▶ MATERIALS PROVIDED
## BEGIN

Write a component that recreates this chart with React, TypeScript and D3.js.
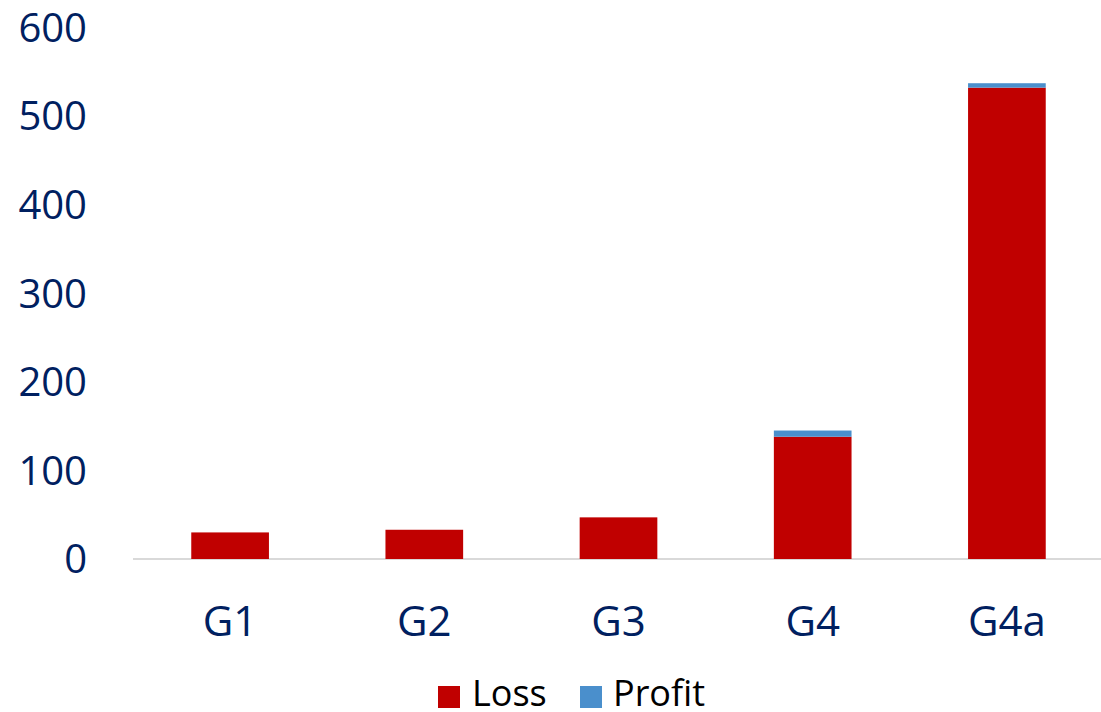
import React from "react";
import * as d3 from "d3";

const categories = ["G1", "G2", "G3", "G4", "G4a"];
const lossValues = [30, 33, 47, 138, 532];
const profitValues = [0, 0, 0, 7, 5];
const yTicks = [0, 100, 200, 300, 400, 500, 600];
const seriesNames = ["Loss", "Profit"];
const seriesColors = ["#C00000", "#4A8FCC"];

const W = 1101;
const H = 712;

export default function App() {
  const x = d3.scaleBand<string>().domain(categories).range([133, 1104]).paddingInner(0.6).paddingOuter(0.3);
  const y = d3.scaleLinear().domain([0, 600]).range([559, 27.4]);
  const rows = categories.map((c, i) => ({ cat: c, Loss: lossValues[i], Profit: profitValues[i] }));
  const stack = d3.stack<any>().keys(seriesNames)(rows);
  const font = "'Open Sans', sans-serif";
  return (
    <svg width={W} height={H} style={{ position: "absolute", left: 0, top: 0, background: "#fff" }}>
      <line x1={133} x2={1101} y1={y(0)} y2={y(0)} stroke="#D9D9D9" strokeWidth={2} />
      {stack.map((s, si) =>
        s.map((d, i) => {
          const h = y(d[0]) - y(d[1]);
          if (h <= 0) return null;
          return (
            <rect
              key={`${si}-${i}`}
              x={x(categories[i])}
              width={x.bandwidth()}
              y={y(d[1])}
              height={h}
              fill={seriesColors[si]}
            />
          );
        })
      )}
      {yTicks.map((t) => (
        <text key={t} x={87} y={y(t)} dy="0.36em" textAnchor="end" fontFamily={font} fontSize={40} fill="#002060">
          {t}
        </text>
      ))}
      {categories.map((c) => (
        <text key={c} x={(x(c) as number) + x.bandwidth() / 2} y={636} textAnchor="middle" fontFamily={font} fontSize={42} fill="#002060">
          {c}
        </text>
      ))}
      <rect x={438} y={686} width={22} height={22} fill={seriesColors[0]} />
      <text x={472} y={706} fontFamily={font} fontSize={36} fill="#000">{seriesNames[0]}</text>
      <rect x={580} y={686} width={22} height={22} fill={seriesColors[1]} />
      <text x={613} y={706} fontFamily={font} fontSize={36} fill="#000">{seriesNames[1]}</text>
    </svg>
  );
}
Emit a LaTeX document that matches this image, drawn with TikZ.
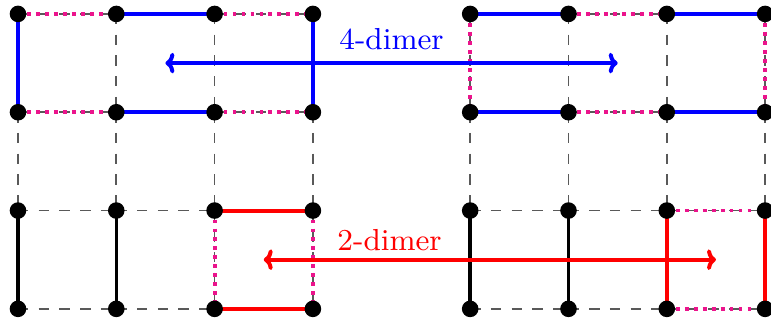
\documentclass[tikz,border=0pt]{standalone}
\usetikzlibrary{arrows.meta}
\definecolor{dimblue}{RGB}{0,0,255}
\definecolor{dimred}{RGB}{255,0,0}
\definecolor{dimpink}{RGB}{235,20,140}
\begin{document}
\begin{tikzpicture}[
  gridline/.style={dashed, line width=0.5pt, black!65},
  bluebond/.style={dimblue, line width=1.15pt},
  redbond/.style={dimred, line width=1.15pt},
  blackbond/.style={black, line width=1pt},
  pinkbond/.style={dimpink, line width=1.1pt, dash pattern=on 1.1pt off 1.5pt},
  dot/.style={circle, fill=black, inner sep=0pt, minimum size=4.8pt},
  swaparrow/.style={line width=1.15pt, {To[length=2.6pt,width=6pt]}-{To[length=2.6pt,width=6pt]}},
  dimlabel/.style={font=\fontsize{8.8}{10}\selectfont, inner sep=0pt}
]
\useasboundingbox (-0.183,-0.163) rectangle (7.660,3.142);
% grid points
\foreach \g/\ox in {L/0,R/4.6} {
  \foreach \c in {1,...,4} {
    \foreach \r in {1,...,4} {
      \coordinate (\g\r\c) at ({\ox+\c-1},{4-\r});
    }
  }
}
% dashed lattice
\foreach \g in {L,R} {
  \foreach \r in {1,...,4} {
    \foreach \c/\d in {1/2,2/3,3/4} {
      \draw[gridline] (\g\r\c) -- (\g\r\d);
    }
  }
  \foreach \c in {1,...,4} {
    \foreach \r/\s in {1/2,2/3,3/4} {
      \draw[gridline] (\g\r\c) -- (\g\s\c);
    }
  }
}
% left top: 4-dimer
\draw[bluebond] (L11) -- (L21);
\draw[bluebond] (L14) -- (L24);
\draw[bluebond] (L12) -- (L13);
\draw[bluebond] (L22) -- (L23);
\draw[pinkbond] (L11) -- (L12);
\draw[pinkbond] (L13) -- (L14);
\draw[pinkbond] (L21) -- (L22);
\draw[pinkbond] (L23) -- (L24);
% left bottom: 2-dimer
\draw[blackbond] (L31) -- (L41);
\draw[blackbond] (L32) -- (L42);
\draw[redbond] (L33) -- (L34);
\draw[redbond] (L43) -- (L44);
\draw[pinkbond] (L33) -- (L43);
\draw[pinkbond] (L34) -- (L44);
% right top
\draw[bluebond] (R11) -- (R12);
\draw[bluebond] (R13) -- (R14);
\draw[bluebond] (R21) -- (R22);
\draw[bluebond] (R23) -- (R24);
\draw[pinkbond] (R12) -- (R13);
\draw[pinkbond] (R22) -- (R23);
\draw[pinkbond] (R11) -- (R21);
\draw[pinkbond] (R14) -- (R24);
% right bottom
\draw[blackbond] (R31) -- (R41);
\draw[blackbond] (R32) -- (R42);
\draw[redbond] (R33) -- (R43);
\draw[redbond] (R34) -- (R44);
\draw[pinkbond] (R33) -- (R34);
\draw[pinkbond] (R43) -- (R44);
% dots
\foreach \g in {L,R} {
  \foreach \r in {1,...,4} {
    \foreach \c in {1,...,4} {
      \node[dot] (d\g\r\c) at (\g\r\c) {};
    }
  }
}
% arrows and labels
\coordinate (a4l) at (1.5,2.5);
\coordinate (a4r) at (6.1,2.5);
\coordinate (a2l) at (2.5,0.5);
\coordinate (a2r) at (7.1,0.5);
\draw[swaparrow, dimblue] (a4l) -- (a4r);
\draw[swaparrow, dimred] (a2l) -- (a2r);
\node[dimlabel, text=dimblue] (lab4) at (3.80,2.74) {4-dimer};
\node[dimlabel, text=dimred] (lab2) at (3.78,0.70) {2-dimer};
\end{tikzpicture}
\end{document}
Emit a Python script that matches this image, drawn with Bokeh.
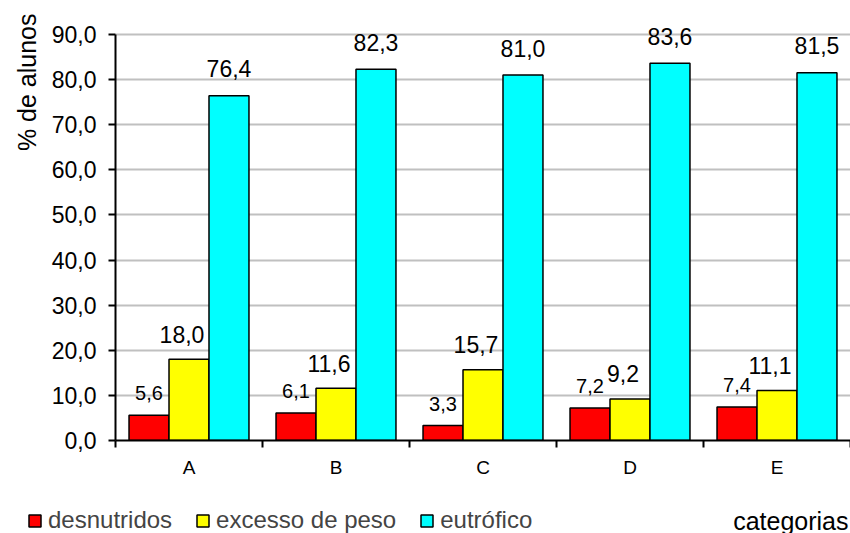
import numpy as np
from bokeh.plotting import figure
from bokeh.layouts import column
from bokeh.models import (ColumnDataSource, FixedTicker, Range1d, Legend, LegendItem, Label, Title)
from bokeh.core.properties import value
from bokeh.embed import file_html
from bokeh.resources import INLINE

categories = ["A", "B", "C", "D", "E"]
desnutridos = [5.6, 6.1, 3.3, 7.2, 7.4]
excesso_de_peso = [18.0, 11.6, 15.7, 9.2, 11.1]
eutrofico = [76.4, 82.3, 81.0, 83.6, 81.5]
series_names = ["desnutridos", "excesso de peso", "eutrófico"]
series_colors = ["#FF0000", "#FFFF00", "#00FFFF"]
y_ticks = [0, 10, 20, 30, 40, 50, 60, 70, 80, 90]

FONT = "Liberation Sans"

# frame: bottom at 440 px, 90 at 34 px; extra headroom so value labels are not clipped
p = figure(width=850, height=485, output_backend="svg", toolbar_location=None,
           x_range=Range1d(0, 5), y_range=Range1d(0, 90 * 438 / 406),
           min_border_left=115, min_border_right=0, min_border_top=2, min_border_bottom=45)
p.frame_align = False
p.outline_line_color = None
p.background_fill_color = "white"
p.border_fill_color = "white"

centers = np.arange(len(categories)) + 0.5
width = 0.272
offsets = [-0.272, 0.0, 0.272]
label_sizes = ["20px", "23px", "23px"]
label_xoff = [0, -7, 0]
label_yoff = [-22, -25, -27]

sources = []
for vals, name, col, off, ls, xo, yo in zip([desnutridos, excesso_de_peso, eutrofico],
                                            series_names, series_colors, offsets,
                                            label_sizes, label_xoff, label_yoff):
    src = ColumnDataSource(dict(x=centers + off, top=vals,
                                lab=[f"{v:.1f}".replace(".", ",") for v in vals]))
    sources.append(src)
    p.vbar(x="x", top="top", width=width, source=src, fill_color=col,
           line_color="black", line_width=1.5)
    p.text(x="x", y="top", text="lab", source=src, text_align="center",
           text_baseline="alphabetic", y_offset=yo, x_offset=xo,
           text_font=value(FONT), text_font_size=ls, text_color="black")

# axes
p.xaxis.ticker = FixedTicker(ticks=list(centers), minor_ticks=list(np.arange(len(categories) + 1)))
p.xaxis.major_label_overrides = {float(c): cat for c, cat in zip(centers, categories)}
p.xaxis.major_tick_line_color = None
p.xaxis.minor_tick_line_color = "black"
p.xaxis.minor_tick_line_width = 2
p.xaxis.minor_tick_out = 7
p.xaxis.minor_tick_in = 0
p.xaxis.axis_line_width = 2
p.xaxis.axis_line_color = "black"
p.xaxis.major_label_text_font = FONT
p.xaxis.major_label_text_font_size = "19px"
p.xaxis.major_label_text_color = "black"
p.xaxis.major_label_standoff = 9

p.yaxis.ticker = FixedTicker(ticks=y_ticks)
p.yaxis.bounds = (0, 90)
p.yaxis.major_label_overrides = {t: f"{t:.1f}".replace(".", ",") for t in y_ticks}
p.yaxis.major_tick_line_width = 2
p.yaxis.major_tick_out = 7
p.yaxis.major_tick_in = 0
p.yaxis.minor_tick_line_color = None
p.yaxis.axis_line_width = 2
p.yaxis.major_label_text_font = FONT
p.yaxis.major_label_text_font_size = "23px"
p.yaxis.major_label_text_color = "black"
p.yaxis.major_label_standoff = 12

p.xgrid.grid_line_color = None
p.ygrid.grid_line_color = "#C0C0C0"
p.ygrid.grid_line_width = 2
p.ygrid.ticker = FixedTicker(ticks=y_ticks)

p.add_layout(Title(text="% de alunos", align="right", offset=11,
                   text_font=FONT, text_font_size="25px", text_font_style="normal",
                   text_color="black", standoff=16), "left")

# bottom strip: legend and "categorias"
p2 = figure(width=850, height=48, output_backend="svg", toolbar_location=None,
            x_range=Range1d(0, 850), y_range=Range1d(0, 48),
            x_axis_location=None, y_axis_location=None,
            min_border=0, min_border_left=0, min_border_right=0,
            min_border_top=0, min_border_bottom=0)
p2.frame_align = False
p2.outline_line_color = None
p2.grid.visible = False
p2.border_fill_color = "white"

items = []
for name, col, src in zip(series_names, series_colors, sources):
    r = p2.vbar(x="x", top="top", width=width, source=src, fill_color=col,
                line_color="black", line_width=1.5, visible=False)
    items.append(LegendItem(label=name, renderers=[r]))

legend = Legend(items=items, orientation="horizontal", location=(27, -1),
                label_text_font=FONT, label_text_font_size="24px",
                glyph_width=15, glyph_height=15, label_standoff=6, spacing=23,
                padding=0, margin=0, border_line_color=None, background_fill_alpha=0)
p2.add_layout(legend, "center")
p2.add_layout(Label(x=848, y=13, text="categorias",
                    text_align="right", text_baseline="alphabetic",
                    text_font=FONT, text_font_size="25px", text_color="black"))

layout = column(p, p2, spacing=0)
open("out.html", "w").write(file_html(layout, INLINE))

## END

▶ EXERCISE DETAILS
From the first line of the listing above, repeat every line through the one holding "const H = 712;". Both ends count, and pictures stay out.

▶ TASK ANSWER
Write a component that recreates this chart with React, TypeScript and D3.js.
import React from "react";
import * as d3 from "d3";

const categories = ["G1", "G2", "G3", "G4", "G4a"];
const lossValues = [30, 33, 47, 138, 532];
const profitValues = [0, 0, 0, 7, 5];
const yTicks = [0, 100, 200, 300, 400, 500, 600];
const seriesNames = ["Loss", "Profit"];
const seriesColors = ["#C00000", "#4A8FCC"];

const W = 1101;
const H = 712;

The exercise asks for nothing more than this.